Live album by Chris Cornell
- Released: November 21, 2011
- Recorded: March–May 2011
- Genres: Acoustic, alternative rock
- Length: 67:23
- Label: UM^{e}
- Producer: Chris Cornell

Chris Cornell chronology
| Part of Me Remix EP (2009) | Songbook (2011) | Higher Truth (2015) |

Singles from Songbook
- "The Keeper" Released: 2011;

= Songbook (Chris Cornell album) =

Songbook is an acoustic live album by American musician and Soundgarden vocalist Chris Cornell, released on November 21, 2011. The live album features songs recorded during Cornell's Songbook Tour, an acoustic solo tour which took place from March to May 2011 in the US and Canada, and was his first live album as a solo artist.

The songs on the tour varied in every show, and the album was recorded during various shows on the tour, and includes songs from Cornell's whole career: solo material, Soundgarden songs, Audioslave songs, Temple of the Dog songs, as well as covers of Led Zeppelin's "Thank You" and John Lennon's "Imagine".
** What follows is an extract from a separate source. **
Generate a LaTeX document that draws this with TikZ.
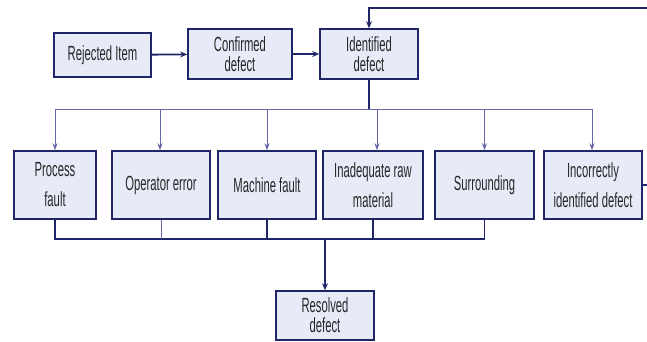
\documentclass[tikz,border=0pt]{standalone}
\usepackage{fontspec}
\newfontfamily\narrowfont{Liberation Sans}[FakeStretch=0.55]
\usetikzlibrary{arrows.meta,calc}
\definecolor{navy}{HTML}{1F2566}
\definecolor{boxfill}{HTML}{E6EBF7}
\definecolor{thinline}{HTML}{6468A8}
\tikzset{
  box/.style={draw=navy, line width=1.6pt, fill=boxfill, rectangle, inner sep=0pt,
    align=center, font=\narrowfont\fontsize{20.5}{20}\selectfont, text=black!85},
  midbox/.style={box, minimum height=68pt, font=\narrowfont\fontsize{20.5}{30}\selectfont},
  mainarrow/.style={draw=navy, line width=1.8pt, -{Stealth[length=7pt,width=6pt]}},
  thinarrow/.style={draw=thinline, line width=0.9pt, -{Stealth[length=7pt,width=5pt]}},
  busline/.style={draw=navy, line width=1.3pt},
  thinbus/.style={draw=thinline, line width=0.9pt},
}
\begin{document}
\begin{tikzpicture}[x=1pt,y=-1pt]
\useasboundingbox (0,0) rectangle (647,341);
% top row
\node[box, minimum width=97pt, minimum height=44pt] (rej) at (102.5,55) {Rejected Item};
\node[box, minimum width=104pt, minimum height=50pt] (conf) at (240,54) {Confirmed\\defect};
\node[box, minimum width=98pt, minimum height=50pt] (ident) at (369,54) {Identified\\defect};
% middle row
\node[midbox, minimum width=82pt] (proc) at (55,185) {Process\\fault};
\node[midbox, minimum width=98pt] (oper) at (161,185) {Operator error};
\node[midbox, minimum width=98pt] (mach) at (267,185) {Machine fault};
\node[midbox, minimum width=100pt] (inad) at (373,185) {Inadequate raw\\material};
\node[midbox, minimum width=99pt] (surr) at (484.5,185) {Surrounding};
\node[midbox, minimum width=98pt] (inc) at (593,185) {Incorrectly\\identified defect};
% bottom
\node[box, minimum width=98pt, minimum height=49pt] (res) at (325,315.5) {Resolved\\defect};
% coordinates
\coordinate (split) at (369,109);
\coordinate (join) at (325,239);
\coordinate (fbr) at (650,8);
% top arrows
\draw[mainarrow] (rej) -- (conf);
\draw[mainarrow] (conf) -- (ident);
% distribution
\draw[busline] (ident.south) -- (split);
\draw[thinbus] (proc.north |- split) -- (inc.north |- split);
\draw[thinarrow] (proc.north |- split) -- (proc.north);
\draw[thinarrow] ($(oper.north |- split)+(-1,0)$) -- ($(oper.north)+(-1,0)$);
\draw[thinarrow] (mach.north |- split) -- (mach.north);
\draw[thinarrow] ($(inad.north |- split)+(4,0)$) -- ($(inad.north)+(4,0)$);
\draw[thinarrow] (surr.north |- split) -- (surr.north);
\draw[thinarrow] ($(inc.north |- split)+(-1,0)$) -- ($(inc.north)+(-1,0)$);
% collection
\draw[busline] (proc.south) -- (proc.south |- join) -- (surr.south |- join) -- (surr.south);
\draw[thinbus] (oper.south) -- (oper.south |- join);
\draw[busline] (mach.south) -- (mach.south |- join);
\draw[busline] (inad.south) -- (inad.south |- join);
\draw[mainarrow, line width=1.3pt] (join) -- (res.north);
% feedback
\draw[mainarrow, line width=1.6pt] (inc.east) -- (inc.east -| fbr) -- (fbr) -- (ident.north |- fbr) -- (ident.north);
\end{tikzpicture}
\end{document}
The album debuted on the Billboard 200 at No. 69. It has sold 86,000 copies in the US as of August 2015.

==Song Information==
The album includes a new song by Chris Cornell, entitled "The Keeper"; the song was written exclusively for the Marc Forster directed 2011 film, Machine Gun Preacher, and released as the lead track from the film's soundtrack in August 2011. Another new song on the album is "Cleaning My Gun", a song Cornell had been playing live during his acoustic shows for years but was never previously released on an album.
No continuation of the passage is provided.